Sexual blackmail first reached public notice in the late
eighteenth century when laws against sodomy were exploited by the
unscrupulous to extort money from those they could entrap. Angus
McLaren chronicles this parasitic crime, tracing its expansion in
England and the United States through the Victorian era and into
the first half of the twentieth century. The labeling of certain
sexual acts as disreputable, if not actually criminal--abortion,
infidelity, prostitution, and homosexuality--armed would-be
blackmailers and led to a crescendo of court cases and public
scandals in the 1920s and 1930s.

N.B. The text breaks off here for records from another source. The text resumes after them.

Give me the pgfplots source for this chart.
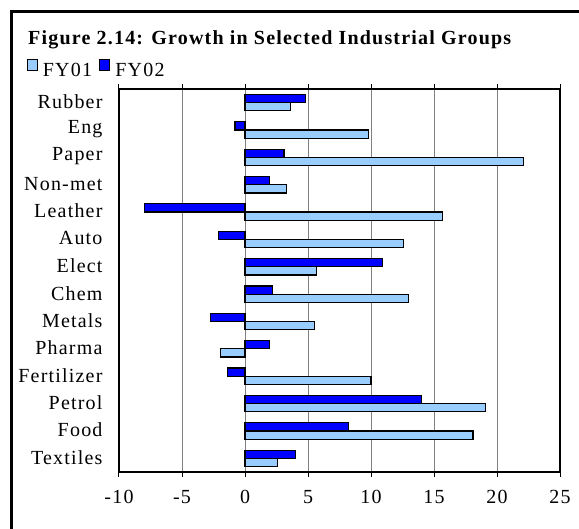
\documentclass[border=0pt]{standalone}
\usepackage{fontspec}
\setmainfont{Liberation Serif}[LetterSpace=6]
\usepackage{pgfplots}
\usepackage{pgfplotstable}
\pgfplotsset{compat=1.18}

\definecolor{fyone}{RGB}{153,204,255}
\definecolor{fytwo}{RGB}{0,0,255}
\definecolor{gridgray}{RGB}{128,128,128}

% rows from bottom (Textiles) to top (Rubber)
\pgfplotstableread{
y FY01 FY02
0 2.6 4.0
1 18.1 8.2
2 19.1 14.0
3 10.0 -1.4
4 -1.95 1.95
5 5.5 -2.75
6 13.0 2.2
7 5.65 10.9
8 12.6 -2.1
9 15.7 -7.95
10 3.3 1.95
11 22.1 3.1
12 9.8 -0.8
13 3.6 4.8
}\growth

\begin{document}
\begin{tikzpicture}
  \useasboundingbox (0,0) rectangle (579pt,529pt);
  % outer frame (only left and top edge visible)
  \draw[line width=2.5pt] (11.5pt,-10pt) -- (11.5pt,517.5pt) -- (600pt,517.5pt);
  \node[anchor=base west, inner sep=0pt, font=\bfseries\fontsize{20}{22}\selectfont]
    at (28pt,484pt) {Figure 2.14: Growth in Selected Industrial Groups};
  \begin{axis}[
      at={(119pt,57pt)}, anchor=south west,
      scale only axis, width=441pt, height=383pt,
      xbar, bar width=0.3,
      xmin=-10, xmax=25, ymin=-0.5, ymax=13.5,
      xtick={-10,-5,...,25},
      xticklabels={-10,-5,0,5,10,15,20,25},
      ytick={0,...,13},
      yticklabels={Textiles,Food,Petrol,Fertilizer,Pharma,Metals,Chem,Elect,Auto,Leather,Non-met,Paper,Eng,Rubber},
      xmajorgrids,
      major grid style={gridgray, line width=1pt},
      axis line style={line width=1.5pt},
      tick align=outside,
      xtick style={black, line width=1pt},
      major tick length=5pt,
      ytick style={draw=none},
      yticklabel style={xshift=-8pt, yshift=1pt},
      xticklabel style={yshift=-10pt},
      font=\fontsize{20}{22}\selectfont,
      legend columns=2,
      legend style={at={(-0.21,1.08)}, anchor=north west, draw=none, fill=none,
        inner sep=0pt, font=\fontsize{20}{22}\selectfont,
        /tikz/every odd column/.append style={column sep=3pt},
        /tikz/every even column/.append style={column sep=5pt}},
    ]
    \addplot[fill=fyone, draw=black, line width=1.2pt, bar shift=-0.15,
      legend image code/.code={\draw[fill=fyone, draw=black, line width=1.3pt] (0pt,0.5pt) rectangle (10pt,11.5pt);}]
      table[x=FY01, y=y] {\growth};
    \addplot[fill=fytwo, draw=black, line width=1.2pt, bar shift=0.15,
      legend image code/.code={\draw[fill=fytwo, draw=black, line width=1.3pt] (0pt,0.5pt) rectangle (10pt,11.5pt);}]
      table[x=FY02, y=y] {\growth};
    \legend{FY01,FY02}
  \end{axis}
\end{tikzpicture}
\end{document}
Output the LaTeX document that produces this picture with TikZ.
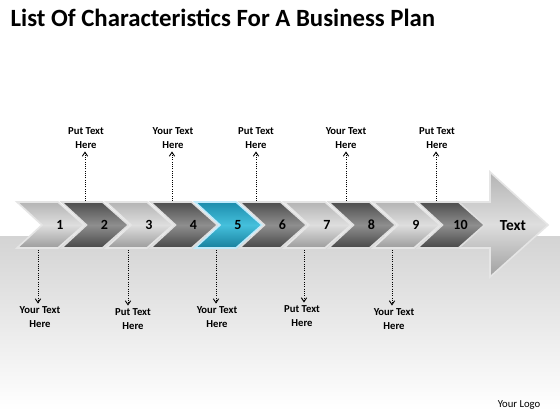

As the importance of sexual
respectability was inflated, so too was the spectacle of its
loss.
Charting the rise and fall of sexual taboos and the shifting
tides of shame, McLaren enables us to survey evolving sexual
practices and discussions. He has mined the archives to tell his
story through a host of fascinating characters and cases, from male
bounders to designing women, from badger games to gold diggers,
from victimless crimes to homosexual outing. He shows how these
stories shocked, educated, entertained, and destroyed the lives of
their victims. He also demonstrates how muckraking journalists, con
men, and vengeful women determined the boundaries of sexual
respectability and damned those considered deviant. Ultimately, the
sexual revolution of the 1960s blurred the long-rigid lines of
respectability, leading to a rapid decline of blackmail fears. This
fascinating view of the impact of regulating sexuality from the
late Victorian Age to our own time demonstrates the centrality of
blackmail to sexual practices, deviance, and the law.